-- BEGIN Working data --

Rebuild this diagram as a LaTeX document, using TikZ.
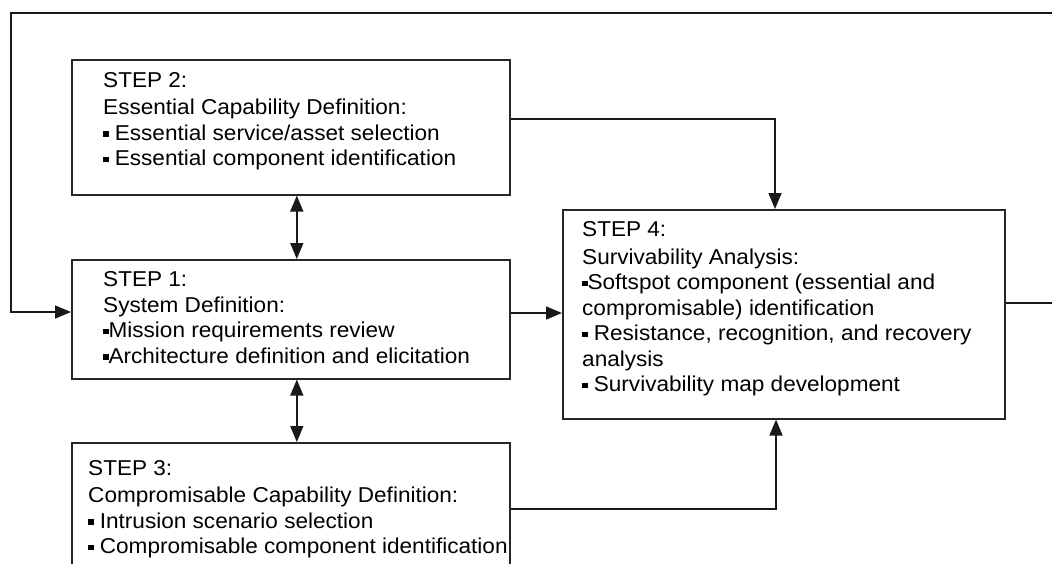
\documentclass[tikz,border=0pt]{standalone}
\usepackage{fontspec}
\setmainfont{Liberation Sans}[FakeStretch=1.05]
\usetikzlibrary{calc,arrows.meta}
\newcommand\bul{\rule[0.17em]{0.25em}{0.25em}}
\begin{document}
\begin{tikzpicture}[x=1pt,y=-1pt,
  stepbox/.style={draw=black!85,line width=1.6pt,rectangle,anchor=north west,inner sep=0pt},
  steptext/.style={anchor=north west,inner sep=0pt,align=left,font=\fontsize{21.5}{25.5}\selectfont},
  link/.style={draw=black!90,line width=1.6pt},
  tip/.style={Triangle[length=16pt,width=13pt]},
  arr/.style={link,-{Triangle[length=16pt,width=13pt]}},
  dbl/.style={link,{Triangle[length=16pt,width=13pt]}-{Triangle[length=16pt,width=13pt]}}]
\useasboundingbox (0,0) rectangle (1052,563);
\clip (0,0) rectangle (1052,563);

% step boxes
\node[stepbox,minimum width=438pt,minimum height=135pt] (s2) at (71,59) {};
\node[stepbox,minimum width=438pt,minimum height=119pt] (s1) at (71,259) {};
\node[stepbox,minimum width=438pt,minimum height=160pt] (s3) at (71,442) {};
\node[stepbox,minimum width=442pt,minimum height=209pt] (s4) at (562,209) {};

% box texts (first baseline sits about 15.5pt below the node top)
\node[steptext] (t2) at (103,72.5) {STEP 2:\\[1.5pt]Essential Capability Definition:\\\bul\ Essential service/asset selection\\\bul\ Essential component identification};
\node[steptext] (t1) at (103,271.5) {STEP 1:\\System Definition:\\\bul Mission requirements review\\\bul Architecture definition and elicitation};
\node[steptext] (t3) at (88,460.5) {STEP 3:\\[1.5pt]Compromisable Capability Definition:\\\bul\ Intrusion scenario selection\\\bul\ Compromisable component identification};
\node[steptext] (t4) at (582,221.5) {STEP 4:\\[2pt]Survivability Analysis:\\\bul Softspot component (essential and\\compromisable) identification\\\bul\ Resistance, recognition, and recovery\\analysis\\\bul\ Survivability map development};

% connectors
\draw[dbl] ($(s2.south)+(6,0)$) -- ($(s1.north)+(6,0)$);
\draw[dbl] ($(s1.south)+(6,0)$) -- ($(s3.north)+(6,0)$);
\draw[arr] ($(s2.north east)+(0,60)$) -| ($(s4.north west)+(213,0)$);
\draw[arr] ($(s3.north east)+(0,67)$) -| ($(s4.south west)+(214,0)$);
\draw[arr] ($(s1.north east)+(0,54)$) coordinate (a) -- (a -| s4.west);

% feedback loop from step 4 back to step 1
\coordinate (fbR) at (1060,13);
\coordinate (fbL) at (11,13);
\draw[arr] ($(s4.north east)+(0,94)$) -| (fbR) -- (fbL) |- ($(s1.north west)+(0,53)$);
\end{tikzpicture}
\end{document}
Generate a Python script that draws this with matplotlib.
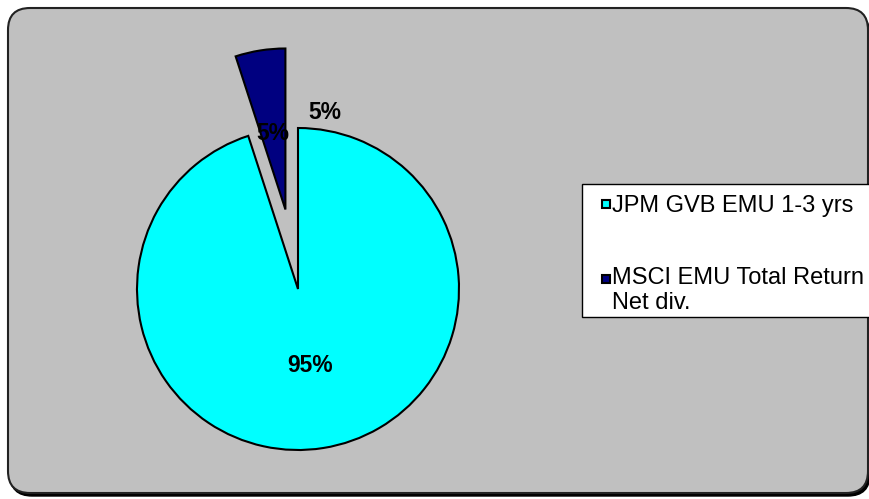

-- END Working data --

**Work required**
Include the first line of the records, the line containing "width=442pt,minimum height=209pt] (s4)", and every line between them, repeated exactly. Skip the pictures.

**Right answer**
Rebuild this diagram as a LaTeX document, using TikZ.
\documentclass[tikz,border=0pt]{standalone}
\usepackage{fontspec}
\setmainfont{Liberation Sans}[FakeStretch=1.05]
\usetikzlibrary{calc,arrows.meta}
\newcommand\bul{\rule[0.17em]{0.25em}{0.25em}}
\begin{document}
\begin{tikzpicture}[x=1pt,y=-1pt,
  stepbox/.style={draw=black!85,line width=1.6pt,rectangle,anchor=north west,inner sep=0pt},
  steptext/.style={anchor=north west,inner sep=0pt,align=left,font=\fontsize{21.5}{25.5}\selectfont},
  link/.style={draw=black!90,line width=1.6pt},
  tip/.style={Triangle[length=16pt,width=13pt]},
  arr/.style={link,-{Triangle[length=16pt,width=13pt]}},
  dbl/.style={link,{Triangle[length=16pt,width=13pt]}-{Triangle[length=16pt,width=13pt]}}]
\useasboundingbox (0,0) rectangle (1052,563);
\clip (0,0) rectangle (1052,563);

% step boxes
\node[stepbox,minimum width=438pt,minimum height=135pt] (s2) at (71,59) {};
\node[stepbox,minimum width=438pt,minimum height=119pt] (s1) at (71,259) {};
\node[stepbox,minimum width=438pt,minimum height=160pt] (s3) at (71,442) {};
\node[stepbox,minimum width=442pt,minimum height=209pt] (s4) at (562,209) {};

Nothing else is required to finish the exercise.